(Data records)

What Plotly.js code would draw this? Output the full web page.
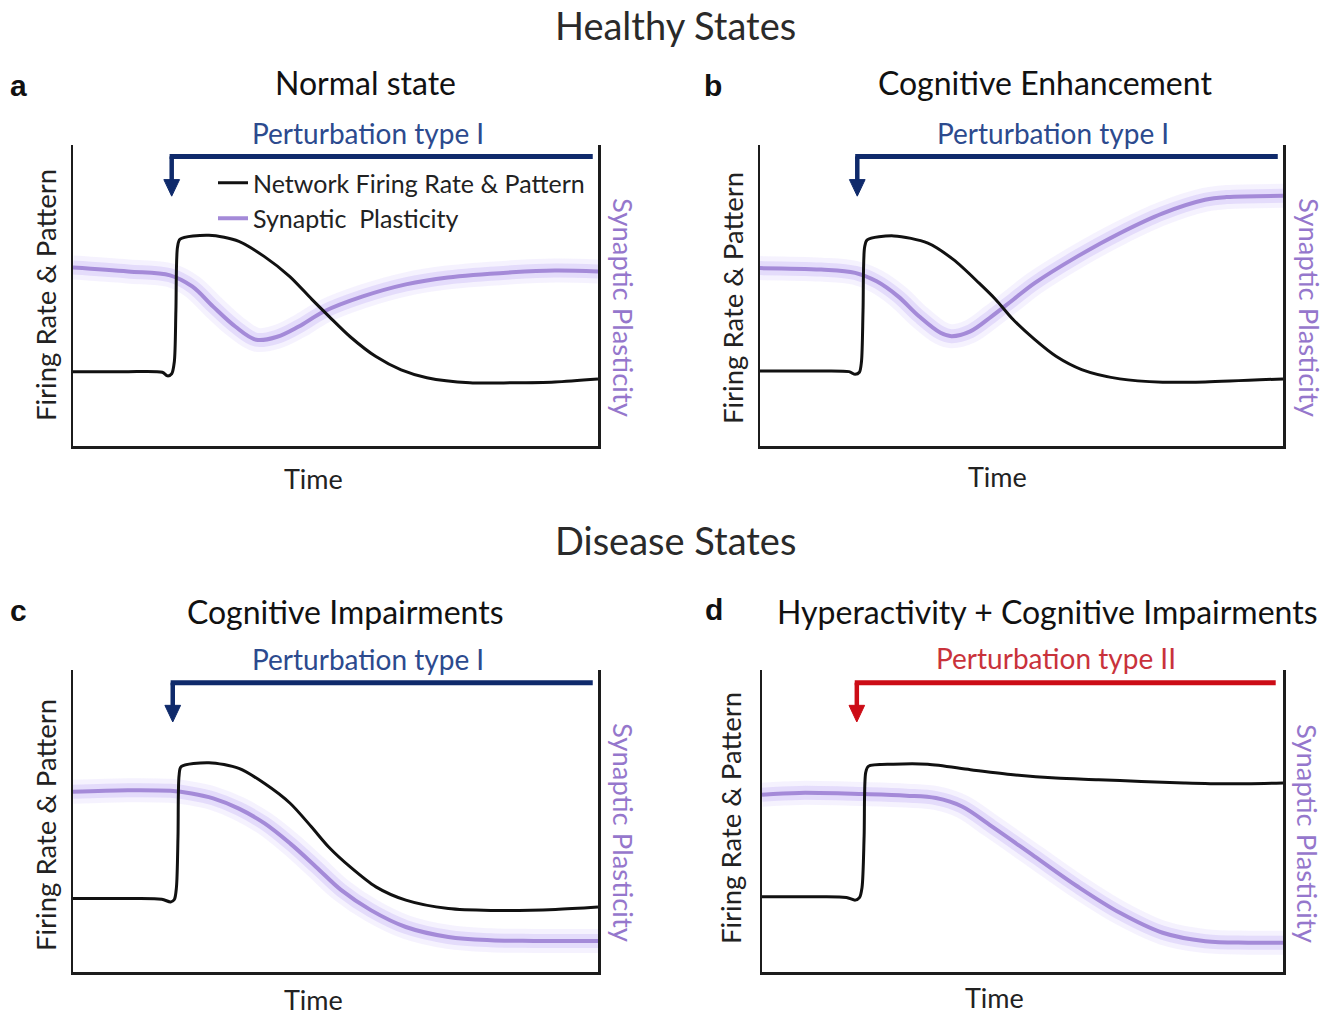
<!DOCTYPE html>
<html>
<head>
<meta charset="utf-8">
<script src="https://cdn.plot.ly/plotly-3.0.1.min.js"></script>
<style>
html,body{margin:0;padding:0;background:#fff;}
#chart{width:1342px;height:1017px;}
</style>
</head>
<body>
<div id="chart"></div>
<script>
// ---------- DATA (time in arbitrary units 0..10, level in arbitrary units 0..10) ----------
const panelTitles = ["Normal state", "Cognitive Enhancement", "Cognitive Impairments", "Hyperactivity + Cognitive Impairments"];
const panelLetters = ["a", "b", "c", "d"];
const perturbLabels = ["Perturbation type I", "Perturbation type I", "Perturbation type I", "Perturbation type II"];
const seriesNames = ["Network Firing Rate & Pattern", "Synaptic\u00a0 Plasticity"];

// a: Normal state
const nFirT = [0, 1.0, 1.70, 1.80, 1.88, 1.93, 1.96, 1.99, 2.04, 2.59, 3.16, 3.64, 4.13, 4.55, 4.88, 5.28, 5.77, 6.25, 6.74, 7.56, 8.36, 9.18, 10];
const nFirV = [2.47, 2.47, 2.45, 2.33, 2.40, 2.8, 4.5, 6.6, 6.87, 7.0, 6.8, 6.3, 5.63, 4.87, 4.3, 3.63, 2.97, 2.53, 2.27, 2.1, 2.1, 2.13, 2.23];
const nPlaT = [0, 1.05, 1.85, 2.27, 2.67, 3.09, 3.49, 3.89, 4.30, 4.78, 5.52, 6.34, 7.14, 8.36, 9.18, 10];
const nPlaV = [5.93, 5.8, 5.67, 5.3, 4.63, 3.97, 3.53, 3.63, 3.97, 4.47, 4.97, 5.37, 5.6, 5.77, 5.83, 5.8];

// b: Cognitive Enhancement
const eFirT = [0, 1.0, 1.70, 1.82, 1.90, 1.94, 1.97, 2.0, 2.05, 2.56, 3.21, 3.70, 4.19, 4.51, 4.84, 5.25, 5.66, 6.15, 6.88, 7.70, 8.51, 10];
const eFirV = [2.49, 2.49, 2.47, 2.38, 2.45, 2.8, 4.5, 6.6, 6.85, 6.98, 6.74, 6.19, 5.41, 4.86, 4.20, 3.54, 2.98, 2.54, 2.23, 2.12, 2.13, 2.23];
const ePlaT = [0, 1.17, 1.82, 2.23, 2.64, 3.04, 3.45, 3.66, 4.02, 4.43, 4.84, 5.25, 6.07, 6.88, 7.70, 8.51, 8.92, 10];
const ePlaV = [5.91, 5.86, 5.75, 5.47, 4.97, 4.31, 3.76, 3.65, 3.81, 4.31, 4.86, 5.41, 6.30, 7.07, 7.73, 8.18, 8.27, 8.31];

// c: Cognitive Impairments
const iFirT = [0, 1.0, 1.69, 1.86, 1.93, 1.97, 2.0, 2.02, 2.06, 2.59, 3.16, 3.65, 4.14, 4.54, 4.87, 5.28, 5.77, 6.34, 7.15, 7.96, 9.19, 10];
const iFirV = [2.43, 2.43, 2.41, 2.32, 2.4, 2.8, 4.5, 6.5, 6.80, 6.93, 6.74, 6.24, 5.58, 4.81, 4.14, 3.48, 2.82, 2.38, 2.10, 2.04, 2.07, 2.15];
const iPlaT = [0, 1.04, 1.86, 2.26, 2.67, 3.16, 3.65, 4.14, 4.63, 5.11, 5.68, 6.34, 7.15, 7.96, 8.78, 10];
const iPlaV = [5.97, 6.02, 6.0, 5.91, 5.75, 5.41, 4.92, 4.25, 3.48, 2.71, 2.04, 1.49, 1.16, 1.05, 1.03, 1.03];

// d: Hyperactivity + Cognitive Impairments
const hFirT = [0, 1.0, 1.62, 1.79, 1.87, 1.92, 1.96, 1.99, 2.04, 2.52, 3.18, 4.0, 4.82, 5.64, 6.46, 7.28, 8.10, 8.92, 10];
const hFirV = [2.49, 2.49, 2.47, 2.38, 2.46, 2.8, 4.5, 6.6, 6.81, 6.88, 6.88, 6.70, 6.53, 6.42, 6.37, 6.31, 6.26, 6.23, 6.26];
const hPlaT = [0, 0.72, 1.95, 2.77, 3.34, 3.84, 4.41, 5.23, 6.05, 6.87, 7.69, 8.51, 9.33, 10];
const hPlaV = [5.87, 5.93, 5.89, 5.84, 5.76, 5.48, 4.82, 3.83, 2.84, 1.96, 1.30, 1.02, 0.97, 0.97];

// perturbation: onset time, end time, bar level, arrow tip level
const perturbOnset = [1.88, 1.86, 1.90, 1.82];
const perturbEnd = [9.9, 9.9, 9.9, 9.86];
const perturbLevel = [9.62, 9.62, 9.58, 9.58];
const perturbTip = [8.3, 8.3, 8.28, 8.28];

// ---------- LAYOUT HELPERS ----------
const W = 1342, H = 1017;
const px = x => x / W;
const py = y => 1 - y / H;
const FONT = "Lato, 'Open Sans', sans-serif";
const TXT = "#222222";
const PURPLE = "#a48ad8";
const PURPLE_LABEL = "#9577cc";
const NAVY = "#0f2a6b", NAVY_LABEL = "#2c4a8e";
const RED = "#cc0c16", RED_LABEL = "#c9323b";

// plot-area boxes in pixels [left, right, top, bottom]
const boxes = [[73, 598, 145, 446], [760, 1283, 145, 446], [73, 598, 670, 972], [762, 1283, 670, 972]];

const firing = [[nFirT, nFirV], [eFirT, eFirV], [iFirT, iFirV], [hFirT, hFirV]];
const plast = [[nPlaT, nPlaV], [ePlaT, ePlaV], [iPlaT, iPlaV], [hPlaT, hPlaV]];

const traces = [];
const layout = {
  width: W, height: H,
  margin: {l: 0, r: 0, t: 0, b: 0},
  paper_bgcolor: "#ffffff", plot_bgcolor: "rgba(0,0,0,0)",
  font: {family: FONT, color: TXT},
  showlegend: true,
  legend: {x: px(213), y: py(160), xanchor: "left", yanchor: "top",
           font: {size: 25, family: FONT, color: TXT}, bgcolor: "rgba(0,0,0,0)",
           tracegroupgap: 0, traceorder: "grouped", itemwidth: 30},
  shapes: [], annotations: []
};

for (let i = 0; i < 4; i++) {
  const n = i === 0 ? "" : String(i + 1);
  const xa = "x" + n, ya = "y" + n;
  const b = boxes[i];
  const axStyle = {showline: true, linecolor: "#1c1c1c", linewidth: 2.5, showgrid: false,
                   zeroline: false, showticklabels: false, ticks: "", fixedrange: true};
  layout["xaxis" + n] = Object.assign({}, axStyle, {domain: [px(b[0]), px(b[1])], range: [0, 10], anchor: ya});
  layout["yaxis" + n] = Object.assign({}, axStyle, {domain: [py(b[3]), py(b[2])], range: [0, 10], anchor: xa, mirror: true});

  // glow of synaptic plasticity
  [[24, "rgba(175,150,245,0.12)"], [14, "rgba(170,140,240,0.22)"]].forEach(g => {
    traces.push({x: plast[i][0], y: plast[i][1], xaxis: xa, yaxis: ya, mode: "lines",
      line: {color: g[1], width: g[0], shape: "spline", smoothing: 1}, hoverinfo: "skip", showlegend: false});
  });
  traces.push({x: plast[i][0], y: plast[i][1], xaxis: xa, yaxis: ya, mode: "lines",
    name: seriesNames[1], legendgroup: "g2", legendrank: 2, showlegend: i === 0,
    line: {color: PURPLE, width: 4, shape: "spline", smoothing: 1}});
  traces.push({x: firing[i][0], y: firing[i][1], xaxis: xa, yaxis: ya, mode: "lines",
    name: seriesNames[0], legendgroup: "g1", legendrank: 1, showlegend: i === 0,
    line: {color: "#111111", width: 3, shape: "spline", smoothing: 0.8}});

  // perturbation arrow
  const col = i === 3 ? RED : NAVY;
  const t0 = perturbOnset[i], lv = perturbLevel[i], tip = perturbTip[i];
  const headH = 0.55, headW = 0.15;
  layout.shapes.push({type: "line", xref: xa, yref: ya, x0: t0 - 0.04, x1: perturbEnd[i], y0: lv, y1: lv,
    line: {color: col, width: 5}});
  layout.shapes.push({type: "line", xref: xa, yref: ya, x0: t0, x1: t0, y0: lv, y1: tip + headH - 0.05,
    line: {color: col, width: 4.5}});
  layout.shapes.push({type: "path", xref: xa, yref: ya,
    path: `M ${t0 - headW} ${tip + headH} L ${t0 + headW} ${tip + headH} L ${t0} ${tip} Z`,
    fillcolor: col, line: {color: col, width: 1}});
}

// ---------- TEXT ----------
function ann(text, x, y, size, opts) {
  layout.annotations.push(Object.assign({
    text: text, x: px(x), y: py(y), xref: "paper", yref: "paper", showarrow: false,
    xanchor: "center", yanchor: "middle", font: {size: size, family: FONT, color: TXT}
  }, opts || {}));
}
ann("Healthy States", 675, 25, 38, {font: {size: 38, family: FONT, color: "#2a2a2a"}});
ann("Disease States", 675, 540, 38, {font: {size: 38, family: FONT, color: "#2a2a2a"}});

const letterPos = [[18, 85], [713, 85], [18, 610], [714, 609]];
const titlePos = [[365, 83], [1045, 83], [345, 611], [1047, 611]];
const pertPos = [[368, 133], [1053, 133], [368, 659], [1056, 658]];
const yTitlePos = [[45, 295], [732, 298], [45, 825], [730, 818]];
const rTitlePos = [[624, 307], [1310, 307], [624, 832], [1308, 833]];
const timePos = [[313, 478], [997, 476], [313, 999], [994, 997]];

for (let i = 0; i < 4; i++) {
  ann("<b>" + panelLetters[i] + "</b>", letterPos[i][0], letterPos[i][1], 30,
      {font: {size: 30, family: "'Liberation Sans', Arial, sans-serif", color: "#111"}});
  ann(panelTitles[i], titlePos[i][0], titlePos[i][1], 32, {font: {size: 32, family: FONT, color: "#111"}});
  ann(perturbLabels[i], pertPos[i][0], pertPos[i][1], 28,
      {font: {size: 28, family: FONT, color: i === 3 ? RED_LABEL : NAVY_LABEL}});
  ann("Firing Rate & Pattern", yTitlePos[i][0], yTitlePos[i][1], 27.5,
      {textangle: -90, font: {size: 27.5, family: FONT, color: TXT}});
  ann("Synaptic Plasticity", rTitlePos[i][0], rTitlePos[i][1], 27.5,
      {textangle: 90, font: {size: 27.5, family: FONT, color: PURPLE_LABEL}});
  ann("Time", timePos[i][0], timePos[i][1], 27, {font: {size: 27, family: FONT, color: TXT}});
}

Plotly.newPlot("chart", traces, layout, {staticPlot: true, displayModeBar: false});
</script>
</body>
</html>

---

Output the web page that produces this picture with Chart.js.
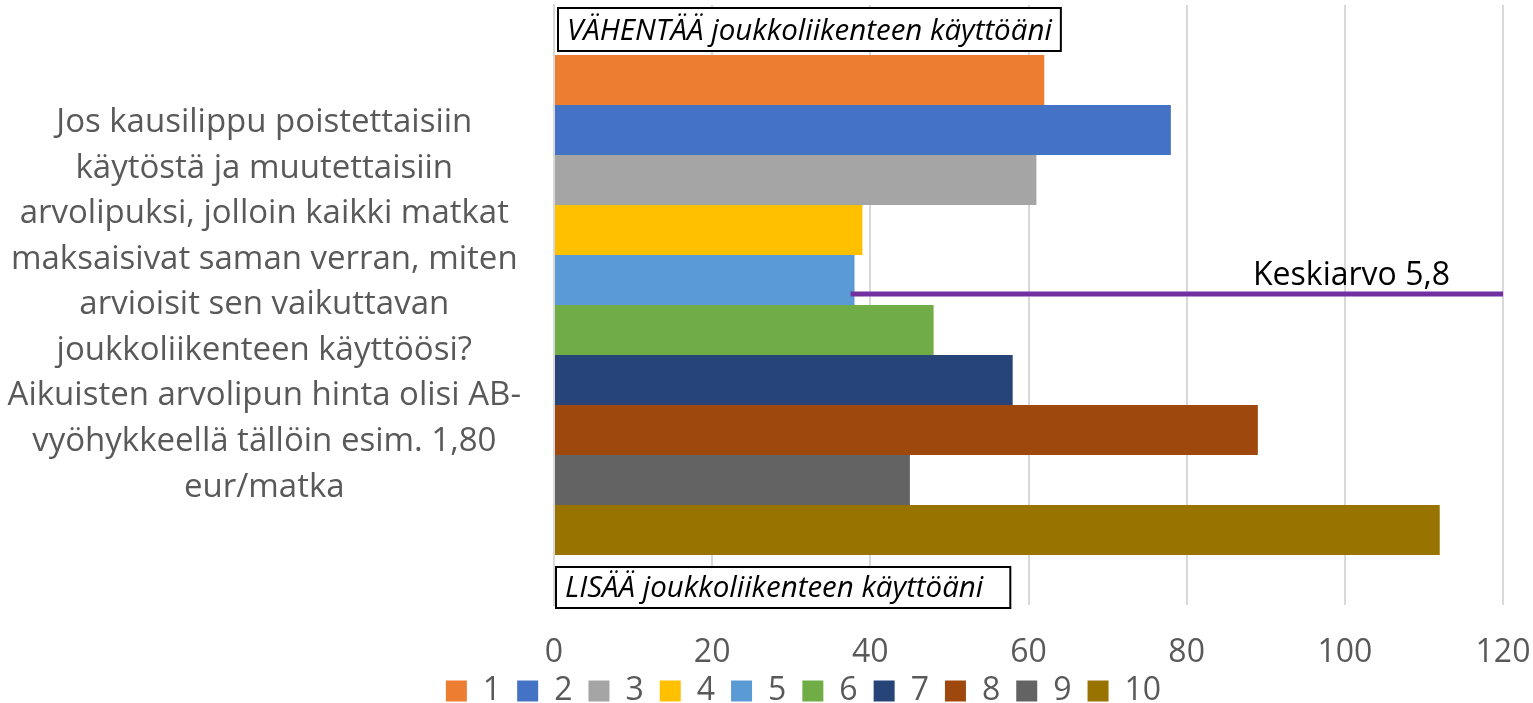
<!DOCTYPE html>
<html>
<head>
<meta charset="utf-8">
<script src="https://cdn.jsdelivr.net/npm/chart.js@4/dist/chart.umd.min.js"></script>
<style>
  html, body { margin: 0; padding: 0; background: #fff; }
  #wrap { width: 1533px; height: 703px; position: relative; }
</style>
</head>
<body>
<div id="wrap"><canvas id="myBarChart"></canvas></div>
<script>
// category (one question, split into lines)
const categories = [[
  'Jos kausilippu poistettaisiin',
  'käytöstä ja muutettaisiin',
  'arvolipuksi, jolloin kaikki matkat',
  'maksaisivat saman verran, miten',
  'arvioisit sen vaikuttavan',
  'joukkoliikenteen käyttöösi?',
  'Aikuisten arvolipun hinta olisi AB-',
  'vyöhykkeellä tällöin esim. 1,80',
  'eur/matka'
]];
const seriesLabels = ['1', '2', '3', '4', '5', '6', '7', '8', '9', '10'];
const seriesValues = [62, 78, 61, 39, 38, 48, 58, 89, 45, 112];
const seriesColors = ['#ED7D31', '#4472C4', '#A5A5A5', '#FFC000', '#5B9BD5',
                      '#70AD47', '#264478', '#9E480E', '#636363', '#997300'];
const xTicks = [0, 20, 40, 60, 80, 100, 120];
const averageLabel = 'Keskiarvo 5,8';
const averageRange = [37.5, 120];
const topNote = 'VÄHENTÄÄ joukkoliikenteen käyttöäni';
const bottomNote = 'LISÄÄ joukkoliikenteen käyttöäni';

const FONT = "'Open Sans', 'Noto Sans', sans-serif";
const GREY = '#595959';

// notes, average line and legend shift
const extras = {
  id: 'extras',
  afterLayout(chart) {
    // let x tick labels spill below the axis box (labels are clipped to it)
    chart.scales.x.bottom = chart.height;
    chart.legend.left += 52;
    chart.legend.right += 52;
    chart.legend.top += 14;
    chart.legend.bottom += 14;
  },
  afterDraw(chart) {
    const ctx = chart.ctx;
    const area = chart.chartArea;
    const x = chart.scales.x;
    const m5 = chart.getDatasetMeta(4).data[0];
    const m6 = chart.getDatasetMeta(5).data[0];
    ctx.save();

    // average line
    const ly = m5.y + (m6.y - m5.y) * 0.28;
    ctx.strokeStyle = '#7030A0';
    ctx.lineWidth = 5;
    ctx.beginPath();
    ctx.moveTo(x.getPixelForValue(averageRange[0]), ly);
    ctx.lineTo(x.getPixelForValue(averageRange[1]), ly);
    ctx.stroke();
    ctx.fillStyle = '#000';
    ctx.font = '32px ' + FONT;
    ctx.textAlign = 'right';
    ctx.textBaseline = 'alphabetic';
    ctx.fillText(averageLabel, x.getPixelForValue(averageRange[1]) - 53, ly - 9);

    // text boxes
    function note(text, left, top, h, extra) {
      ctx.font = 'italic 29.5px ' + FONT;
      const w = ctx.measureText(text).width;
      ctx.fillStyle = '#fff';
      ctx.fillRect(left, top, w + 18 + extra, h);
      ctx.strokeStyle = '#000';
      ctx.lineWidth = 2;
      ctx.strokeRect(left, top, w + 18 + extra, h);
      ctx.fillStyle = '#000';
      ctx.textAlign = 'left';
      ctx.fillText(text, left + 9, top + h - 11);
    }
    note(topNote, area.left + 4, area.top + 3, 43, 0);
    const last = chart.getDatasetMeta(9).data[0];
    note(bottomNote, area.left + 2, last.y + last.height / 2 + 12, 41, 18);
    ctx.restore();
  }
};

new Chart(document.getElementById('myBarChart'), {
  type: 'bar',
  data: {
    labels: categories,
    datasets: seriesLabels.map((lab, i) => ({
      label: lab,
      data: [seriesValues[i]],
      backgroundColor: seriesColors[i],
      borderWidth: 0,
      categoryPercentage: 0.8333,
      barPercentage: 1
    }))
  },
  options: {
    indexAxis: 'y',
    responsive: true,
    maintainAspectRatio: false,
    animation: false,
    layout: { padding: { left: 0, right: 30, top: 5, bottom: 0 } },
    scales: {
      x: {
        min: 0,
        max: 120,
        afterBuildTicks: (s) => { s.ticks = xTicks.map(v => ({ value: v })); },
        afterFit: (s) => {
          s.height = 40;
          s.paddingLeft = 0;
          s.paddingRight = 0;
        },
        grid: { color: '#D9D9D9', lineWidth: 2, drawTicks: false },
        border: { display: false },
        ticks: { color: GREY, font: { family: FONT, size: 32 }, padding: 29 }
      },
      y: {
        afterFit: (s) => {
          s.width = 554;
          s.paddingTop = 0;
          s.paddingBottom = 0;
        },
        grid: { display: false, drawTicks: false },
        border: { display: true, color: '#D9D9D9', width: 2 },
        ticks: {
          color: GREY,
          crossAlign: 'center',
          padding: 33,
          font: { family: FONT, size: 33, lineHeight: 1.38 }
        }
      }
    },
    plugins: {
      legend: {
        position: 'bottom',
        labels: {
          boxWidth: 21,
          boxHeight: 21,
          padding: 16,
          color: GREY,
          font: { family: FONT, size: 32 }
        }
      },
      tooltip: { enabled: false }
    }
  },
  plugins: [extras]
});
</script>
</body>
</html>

--

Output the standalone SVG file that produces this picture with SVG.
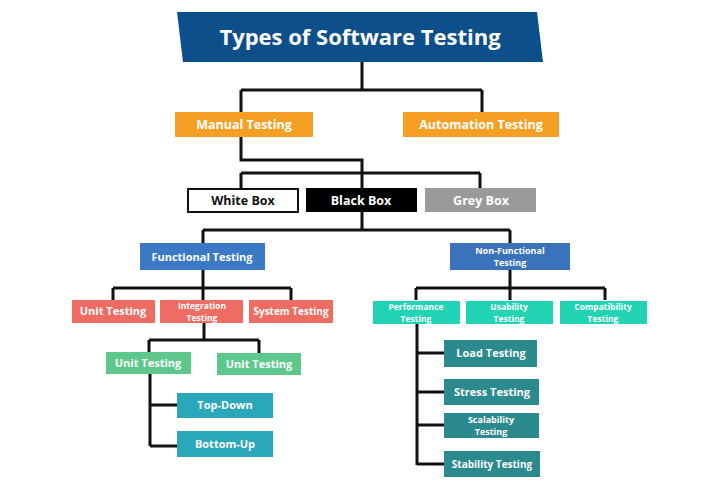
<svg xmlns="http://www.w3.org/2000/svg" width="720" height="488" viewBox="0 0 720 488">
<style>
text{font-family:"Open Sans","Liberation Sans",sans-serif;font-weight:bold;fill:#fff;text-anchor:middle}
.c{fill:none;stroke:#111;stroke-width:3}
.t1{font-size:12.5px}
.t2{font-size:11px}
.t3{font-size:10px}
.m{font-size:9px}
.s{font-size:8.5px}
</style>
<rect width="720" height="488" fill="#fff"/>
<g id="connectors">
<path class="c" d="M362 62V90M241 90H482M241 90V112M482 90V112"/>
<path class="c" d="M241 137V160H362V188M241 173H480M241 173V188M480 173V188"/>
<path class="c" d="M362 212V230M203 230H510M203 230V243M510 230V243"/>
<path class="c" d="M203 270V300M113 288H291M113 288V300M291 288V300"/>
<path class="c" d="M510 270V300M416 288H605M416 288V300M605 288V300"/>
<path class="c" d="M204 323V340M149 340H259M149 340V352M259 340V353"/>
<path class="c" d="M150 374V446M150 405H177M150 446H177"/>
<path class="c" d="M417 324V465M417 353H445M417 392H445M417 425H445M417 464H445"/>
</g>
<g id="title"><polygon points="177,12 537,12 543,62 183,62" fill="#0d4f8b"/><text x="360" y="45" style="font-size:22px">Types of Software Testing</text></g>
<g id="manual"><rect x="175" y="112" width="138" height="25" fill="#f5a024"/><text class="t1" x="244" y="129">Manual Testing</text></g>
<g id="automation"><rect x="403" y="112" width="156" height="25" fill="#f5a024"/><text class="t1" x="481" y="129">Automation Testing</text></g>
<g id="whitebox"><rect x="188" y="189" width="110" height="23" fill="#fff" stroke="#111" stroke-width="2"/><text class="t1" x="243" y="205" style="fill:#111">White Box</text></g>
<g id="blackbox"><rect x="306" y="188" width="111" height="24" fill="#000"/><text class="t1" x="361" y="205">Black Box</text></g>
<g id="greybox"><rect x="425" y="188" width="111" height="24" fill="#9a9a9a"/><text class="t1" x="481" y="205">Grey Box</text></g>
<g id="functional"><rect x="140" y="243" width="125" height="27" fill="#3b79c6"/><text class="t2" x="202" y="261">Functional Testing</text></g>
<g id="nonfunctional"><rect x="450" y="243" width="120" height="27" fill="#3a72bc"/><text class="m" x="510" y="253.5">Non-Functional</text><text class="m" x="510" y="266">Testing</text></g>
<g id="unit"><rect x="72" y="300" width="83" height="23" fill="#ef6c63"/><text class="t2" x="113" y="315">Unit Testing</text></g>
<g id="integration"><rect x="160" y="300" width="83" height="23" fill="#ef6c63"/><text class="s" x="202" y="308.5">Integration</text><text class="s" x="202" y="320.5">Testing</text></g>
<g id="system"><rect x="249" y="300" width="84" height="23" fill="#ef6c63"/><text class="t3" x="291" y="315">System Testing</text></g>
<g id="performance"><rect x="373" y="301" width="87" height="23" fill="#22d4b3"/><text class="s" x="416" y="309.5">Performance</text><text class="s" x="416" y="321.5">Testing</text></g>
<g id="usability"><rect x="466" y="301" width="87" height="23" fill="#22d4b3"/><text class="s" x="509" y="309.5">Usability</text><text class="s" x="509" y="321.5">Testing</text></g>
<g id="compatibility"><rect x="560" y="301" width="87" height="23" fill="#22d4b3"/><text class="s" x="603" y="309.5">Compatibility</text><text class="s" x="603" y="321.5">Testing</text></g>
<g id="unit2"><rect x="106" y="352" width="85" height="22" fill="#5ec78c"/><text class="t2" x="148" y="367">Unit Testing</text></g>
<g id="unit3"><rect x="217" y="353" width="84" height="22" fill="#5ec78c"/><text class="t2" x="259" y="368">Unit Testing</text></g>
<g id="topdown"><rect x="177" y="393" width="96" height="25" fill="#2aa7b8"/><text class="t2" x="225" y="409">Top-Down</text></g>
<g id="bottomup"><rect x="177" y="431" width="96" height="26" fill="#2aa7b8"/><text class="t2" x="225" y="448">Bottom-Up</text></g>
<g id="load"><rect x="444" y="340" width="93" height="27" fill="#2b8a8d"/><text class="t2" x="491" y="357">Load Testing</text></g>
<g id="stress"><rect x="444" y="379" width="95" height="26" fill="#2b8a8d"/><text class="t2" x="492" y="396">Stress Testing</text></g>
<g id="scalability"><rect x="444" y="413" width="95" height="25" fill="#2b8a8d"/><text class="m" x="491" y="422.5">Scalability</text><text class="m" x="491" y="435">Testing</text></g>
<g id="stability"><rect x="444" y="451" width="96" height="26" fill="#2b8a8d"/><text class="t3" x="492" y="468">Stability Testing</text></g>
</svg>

Directive | Look through the data above. Copy every line with the string "Output" in it.

The completed task |
What Plotly.js code would draw this? Output the full web page.
Output the web page that produces this picture with Chart.js.
Output the standalone SVG file that produces this picture with SVG.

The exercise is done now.